Visual testing is a nondestructive testing method where an object is inspected for flaws. This inspection is often done using recorded images and/or video recordings, ranging from microscopic to drone imagery (Exhibit 1A). In one nondestructive testing engagement, SFL Scientific utilized 6,000 drone-recorded images to build a machine learning (ML) algorithm that automatically detects and labels eight different types (Exhibit 2) of concrete damage in utility plants. The aim of this ML algorithm was to automatically and accurately identify the location and type of damage found in the drone imagery (e.g., Exhibit 1).
Exhibit 1. (A) Drone imagery of a concrete structure with damage (B) overlaid with the ML-generated mask of damaged area (C) overlaid with a hand-drawn mask of the damaged area.
Exhibit 2. Sample sizes for the eight concrete damage categories within the dataset. Note that these are multi-labels, so different damage types may appear on the same image.
Each raw image sample (e.g., Exhibit 1A) provided to SFL Scientific was accompanied by a hand-annotated mask (e.g., Exhibit 1C) where damage location was indicated and labeled. The hand-annotated masks were used as ground truth to train the ML models.
Two ML models with distinct pipelines were explored. The first model was based on ShapeMask(Exhibit 3). Specifically, model training was performed on 95% of the data and consisted of creating shape priors and image segmentation; Shape priors were first obtained by clustering the mask labels in the training set (95% of the dataset) and then used to guide image segmentation into the distinct concrete damage categories. The model was then validated using the remaining 5% of the dataset reserved for evaluation. Three different dimensions of shape priors, 32×32, 48×48, and 64×64, were explored and compared for performance.
Exhibit 3. ShapeMask ML Pipeline
The second model was a multilabel classifier built using Xception, which is a deep convolutional neural network with depth-wise separable convolutions. 95% of the raw image data was provided as input, and their corresponding labels were provided as output, and a single model was trained to tune the relationship between the two. The remaining 5% of the dataset was used for model evaluation.
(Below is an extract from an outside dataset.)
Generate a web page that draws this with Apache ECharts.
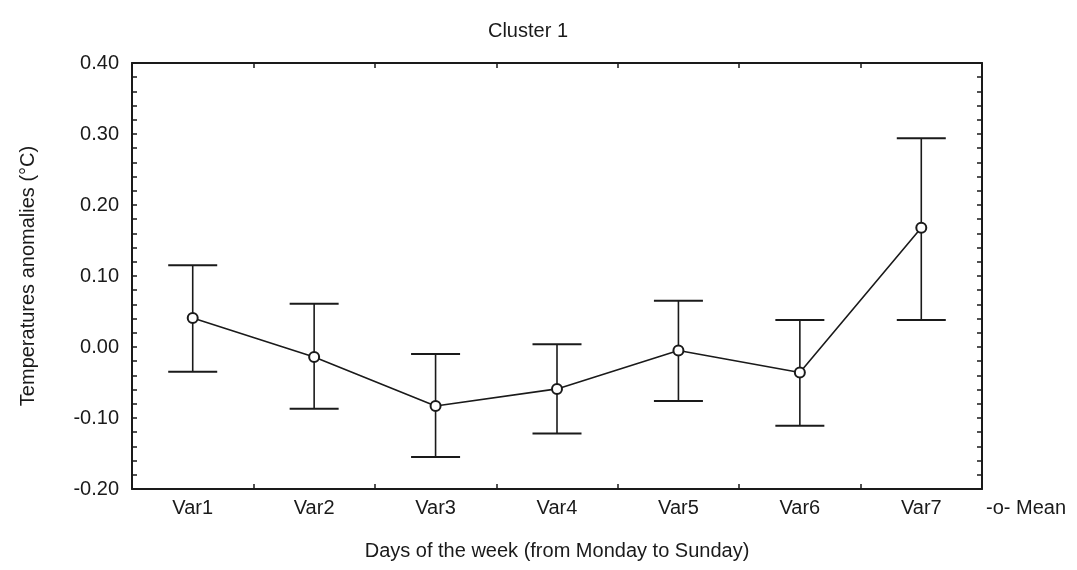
<!DOCTYPE html>
<html>
<head>
<meta charset="utf-8">
<script src="https://cdn.jsdelivr.net/npm/echarts@6/dist/echarts.min.js"></script>
<style>
html,body{margin:0;padding:0;background:#fff;}
#chart{width:1077px;height:570px;}
</style>
</head>
<body>
<div id="chart"></div>
<script>
var categories = ['Var1','Var2','Var3','Var4','Var5','Var6','Var7'];
var means = [0.041, -0.014, -0.083, -0.059, -0.005, -0.036, 0.168];
var upper = [0.115, 0.061, -0.010, 0.004, 0.065, 0.038, 0.294];
var lower = [-0.035, -0.087, -0.155, -0.122, -0.076, -0.111, 0.038];
var yTicks = [-0.20, -0.10, 0.00, 0.10, 0.20, 0.30, 0.40];

var ink = '#1a1a1a';
var font = 'Liberation Sans, Arial, sans-serif';

var errData = categories.map(function (c, i) { return [i, lower[i], upper[i]]; });

var chart = echarts.init(document.getElementById('chart'));
chart.setOption({
  backgroundColor: '#fff',
  animation: false,
  title: {
    text: 'Cluster 1',
    left: 523, top: 16, textAlign: 'center',
    textStyle: { fontFamily: font, fontSize: 20, fontWeight: 'normal', color: ink }
  },
  grid: { left: 132, right: 95, top: 63, bottom: 81 },
  xAxis: [{
    type: 'category',
    data: categories,
    boundaryGap: true,
    position: 'bottom',
    name: 'Days of the week (from Monday to Sunday)',
    nameLocation: 'middle',
    nameGap: 52,
    nameTextStyle: { fontFamily: font, fontSize: 20, color: ink },
    axisLine: { show: true, onZero: false, lineStyle: { color: ink, width: 2 } },
    axisTick: { show: true, inside: true, length: 5, alignWithLabel: false, lineStyle: { color: ink, width: 1.5 } },
    axisLabel: { fontFamily: font, fontSize: 20, color: ink, margin: 9 },
    splitLine: { show: false }
  }, {
    type: 'category',
    data: categories,
    boundaryGap: true,
    position: 'top',
    axisLine: { show: true, onZero: false, lineStyle: { color: ink, width: 2 } },
    axisTick: { show: true, inside: true, length: 5, lineStyle: { color: ink, width: 1.5 } },
    axisLabel: { show: false },
    splitLine: { show: false }
  }],
  yAxis: [{
    type: 'value',
    min: -0.2, max: 0.4, interval: 0.1,
    position: 'left',
    name: 'Temperatures anomalies (°C)',
    nameLocation: 'middle',
    nameGap: 94,
    nameTextStyle: { fontFamily: font, fontSize: 20, color: ink },
    axisLine: { show: true, onZero: false, lineStyle: { color: ink, width: 2 } },
    axisTick: { show: true, inside: true, length: 5, lineStyle: { color: ink, width: 1.5 } },
    minorTick: { show: true, splitNumber: 5, length: 5, lineStyle: { color: ink, width: 1.5 } },
    axisLabel: {
      fontFamily: font, fontSize: 20, color: ink, margin: 13,
      formatter: function (v) { return v.toFixed(2); }
    },
    splitLine: { show: false }
  }, {
    type: 'value',
    min: -0.2, max: 0.4, interval: 0.1,
    position: 'right',
    axisLine: { show: true, onZero: false, lineStyle: { color: ink, width: 2 } },
    axisTick: { show: true, inside: true, length: 5, lineStyle: { color: ink, width: 1.5 } },
    minorTick: { show: true, splitNumber: 5, length: 5, lineStyle: { color: ink, width: 1.5 } },
    axisLabel: { show: false },
    splitLine: { show: false }
  }],
  graphic: [{
    type: 'text',
    left: 986, top: 498,
    style: { text: '-o- Mean', fontFamily: font, fontSize: 20, fill: ink }
  }],
  series: [{
    type: 'custom',
    name: 'err',
    xAxisIndex: 0, yAxisIndex: 0,
    z: 2,
    data: errData,
    encode: { x: 0, y: [1, 2] },
    renderItem: function (params, api) {
      var x = api.value(0);
      var lo = api.coord([x, api.value(1)]);
      var hi = api.coord([x, api.value(2)]);
      var w = 24.5;
      var st = { stroke: ink, lineWidth: 1.6 };
      var st2 = { stroke: ink, lineWidth: 2 };
      return {
        type: 'group',
        children: [
          { type: 'line', shape: { x1: lo[0], y1: lo[1], x2: hi[0], y2: hi[1] }, style: st },
          { type: 'line', shape: { x1: hi[0] - w, y1: hi[1], x2: hi[0] + w, y2: hi[1] }, style: st2 },
          { type: 'line', shape: { x1: lo[0] - w, y1: lo[1], x2: lo[0] + w, y2: lo[1] }, style: st2 }
        ]
      };
    }
  }, {
    type: 'line',
    name: 'Mean',
    xAxisIndex: 0, yAxisIndex: 0,
    z: 3,
    data: means,
    symbol: 'emptyCircle',
    symbolSize: 10,
    lineStyle: { color: ink, width: 1.6 },
    itemStyle: { color: ink, borderColor: ink, borderWidth: 1.6 }
  }]
});
</script>
</body>
</html>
The ShapeMask model produced distinctly different patterns of shape priors for each concrete damage class (Exhibit 4) that appear visually consistent with patterns seen in the images. However, the validation results demonstrated that there were varying levels of performance for different concrete damage classes (Exhibit 5). The ShapeMask model was evaluated on both its accuracy in labeling the damage (Accuracy and Shape Recall) and Shape IOU which is the amount of spatial overlap of the mask defined during segmentation. The ShapeMask model performed well for the corrosion, crack, efflorescence, and grease stain classes, but did poorly at locating and identifying the remaining damage classes. This result is consistent with low data size classes having poor performance, with the exception of the pattern cracking class. Comparison of performance across mask sizes showed that classification accuracy and recall was relatively better when using the 48×48 mask size, but that Shape IOU was relatively better when using the 64×64 mask size.
Exhibit 4. Selected feature-based shape priors for eight of the nine concrete damage types (not shown: Tendon cap)
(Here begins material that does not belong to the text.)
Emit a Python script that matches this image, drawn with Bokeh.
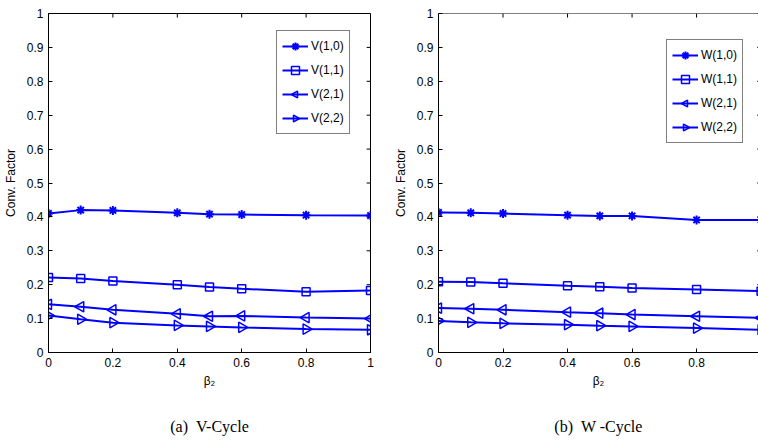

Exhibit 5. Results for the different mask sizes using the ShapeMask model. The green shading indicates the best performance between the three mask sizes for that class and the performance metric.
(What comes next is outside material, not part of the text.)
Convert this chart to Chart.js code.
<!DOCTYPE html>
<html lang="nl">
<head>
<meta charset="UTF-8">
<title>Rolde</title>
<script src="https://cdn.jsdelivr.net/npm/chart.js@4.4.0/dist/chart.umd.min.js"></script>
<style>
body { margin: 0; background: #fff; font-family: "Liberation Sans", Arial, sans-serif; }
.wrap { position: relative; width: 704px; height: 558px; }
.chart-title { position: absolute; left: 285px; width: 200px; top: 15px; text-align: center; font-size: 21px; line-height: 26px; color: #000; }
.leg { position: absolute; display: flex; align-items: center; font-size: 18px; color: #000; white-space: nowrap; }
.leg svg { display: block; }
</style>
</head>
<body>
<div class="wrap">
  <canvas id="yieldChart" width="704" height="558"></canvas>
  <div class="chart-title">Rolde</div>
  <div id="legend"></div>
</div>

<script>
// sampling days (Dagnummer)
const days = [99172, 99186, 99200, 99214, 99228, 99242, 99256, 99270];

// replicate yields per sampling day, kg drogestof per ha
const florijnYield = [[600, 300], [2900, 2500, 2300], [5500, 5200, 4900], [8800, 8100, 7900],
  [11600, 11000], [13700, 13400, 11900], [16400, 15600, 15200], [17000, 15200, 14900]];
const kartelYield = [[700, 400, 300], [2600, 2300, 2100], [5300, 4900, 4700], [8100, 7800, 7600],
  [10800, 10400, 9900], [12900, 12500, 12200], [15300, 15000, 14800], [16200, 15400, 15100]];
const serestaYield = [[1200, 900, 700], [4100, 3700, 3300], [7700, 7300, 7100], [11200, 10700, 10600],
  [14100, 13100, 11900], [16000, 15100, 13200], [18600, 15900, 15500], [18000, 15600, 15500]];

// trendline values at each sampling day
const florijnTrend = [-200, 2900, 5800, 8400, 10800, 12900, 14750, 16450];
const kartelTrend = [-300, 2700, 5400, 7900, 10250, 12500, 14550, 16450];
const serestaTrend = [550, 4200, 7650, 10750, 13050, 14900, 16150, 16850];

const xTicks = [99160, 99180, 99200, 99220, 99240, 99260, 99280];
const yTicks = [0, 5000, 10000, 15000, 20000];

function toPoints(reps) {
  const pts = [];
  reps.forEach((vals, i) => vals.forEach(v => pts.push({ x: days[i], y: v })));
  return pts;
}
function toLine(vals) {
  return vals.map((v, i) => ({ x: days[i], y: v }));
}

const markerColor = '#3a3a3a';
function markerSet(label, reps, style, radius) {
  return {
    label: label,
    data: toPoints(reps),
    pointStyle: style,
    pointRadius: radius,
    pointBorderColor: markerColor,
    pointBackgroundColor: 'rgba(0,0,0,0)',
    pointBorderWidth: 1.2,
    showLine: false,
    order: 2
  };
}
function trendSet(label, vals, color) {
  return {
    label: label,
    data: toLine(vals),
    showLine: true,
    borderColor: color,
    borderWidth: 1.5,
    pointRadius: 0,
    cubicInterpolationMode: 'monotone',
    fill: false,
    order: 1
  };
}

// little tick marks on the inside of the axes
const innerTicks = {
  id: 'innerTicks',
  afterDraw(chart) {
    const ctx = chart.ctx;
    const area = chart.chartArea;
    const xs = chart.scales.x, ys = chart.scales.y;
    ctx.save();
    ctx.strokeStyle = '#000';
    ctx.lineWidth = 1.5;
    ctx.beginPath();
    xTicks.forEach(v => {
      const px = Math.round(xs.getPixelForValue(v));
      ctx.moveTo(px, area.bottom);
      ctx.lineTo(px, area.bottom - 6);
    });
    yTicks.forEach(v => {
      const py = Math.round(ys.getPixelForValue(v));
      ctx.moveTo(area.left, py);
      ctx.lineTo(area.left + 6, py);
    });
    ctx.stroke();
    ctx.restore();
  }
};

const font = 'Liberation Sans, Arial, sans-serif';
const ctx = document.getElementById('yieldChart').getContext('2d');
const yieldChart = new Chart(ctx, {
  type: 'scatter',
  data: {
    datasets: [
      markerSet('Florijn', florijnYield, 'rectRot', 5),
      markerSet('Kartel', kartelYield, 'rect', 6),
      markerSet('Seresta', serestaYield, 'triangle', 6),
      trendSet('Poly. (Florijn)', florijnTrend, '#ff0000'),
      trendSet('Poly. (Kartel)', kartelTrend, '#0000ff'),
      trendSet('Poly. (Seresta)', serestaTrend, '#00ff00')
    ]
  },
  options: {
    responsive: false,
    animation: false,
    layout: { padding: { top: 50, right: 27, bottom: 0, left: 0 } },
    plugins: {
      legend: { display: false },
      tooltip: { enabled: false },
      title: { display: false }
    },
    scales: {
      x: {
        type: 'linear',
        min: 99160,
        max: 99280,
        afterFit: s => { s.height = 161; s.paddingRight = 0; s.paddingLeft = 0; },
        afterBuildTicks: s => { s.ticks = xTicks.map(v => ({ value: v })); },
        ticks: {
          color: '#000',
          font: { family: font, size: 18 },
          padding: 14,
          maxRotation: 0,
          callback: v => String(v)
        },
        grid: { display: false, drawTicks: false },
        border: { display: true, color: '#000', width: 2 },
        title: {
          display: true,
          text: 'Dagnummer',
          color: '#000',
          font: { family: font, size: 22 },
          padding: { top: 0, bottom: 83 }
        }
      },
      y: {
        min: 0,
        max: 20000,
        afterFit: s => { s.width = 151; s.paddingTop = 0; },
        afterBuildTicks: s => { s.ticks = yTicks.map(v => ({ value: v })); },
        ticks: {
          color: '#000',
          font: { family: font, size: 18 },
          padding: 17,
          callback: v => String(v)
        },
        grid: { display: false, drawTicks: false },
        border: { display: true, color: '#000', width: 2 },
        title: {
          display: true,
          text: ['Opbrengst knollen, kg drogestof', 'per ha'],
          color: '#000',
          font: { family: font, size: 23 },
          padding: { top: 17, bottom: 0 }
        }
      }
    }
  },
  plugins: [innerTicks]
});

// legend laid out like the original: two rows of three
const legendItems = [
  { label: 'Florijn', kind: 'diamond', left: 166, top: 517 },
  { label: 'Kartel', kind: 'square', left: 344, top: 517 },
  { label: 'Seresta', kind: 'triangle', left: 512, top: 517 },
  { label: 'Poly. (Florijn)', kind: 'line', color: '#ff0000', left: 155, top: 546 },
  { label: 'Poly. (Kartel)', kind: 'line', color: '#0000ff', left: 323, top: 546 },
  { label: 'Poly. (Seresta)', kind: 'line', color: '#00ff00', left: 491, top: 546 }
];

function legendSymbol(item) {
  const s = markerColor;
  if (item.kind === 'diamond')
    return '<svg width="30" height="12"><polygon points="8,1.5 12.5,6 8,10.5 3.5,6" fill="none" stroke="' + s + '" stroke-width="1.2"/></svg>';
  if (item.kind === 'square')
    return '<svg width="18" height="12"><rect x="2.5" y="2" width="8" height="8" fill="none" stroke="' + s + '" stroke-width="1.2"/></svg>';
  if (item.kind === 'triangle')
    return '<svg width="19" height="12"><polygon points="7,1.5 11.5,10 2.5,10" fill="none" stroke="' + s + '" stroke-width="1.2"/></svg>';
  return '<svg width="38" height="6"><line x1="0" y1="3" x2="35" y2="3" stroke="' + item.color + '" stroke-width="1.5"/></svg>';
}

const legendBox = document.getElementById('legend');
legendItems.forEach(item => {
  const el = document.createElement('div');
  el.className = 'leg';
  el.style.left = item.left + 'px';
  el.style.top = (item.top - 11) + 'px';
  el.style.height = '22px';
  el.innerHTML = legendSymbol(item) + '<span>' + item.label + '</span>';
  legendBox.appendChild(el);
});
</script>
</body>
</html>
The Xception model was evaluated on its ability to correctly label the type(s) of damage present in each image. Performance was good (ranging from 80-95.5% accuracy) for five of the eight classes. Notably, the Spall class, which the ShapeMask model could not classify correctly, had very good performance when using the Xception model. However, similar to the ShapeMask model, performance was poor for the Abrasion, Honeycomb, and Pattern Cracking classes.
Comparison between the two models show varied performance depending on the damage class. In addition, the ShapeMask model has the advantage of producing masked segments that help pinpoint the approximate location of damage within the image. Thus, depending on the purpose, it can be beneficial to compare predictions from both models during nondestructive testing.
Exhibit 6. Results for the Xception model
Visual testing often requires laborious and time-consuming manual effort to locate and identify potential damage or flaws. This process can be automated using ML. As shown in this use case, a labeled dataset from previous/historical visual testing efforts can be very useful in helping build an automated ML model for use in future visual testing. While some damage types are detected more accurately by the model, performance can be potentially improved using various strategies, including increasing and/or balancing dataset sizes for the different classes of damage/flaw, or using different feature-based shape prior mask sizes. These can be explored during an ML engagement.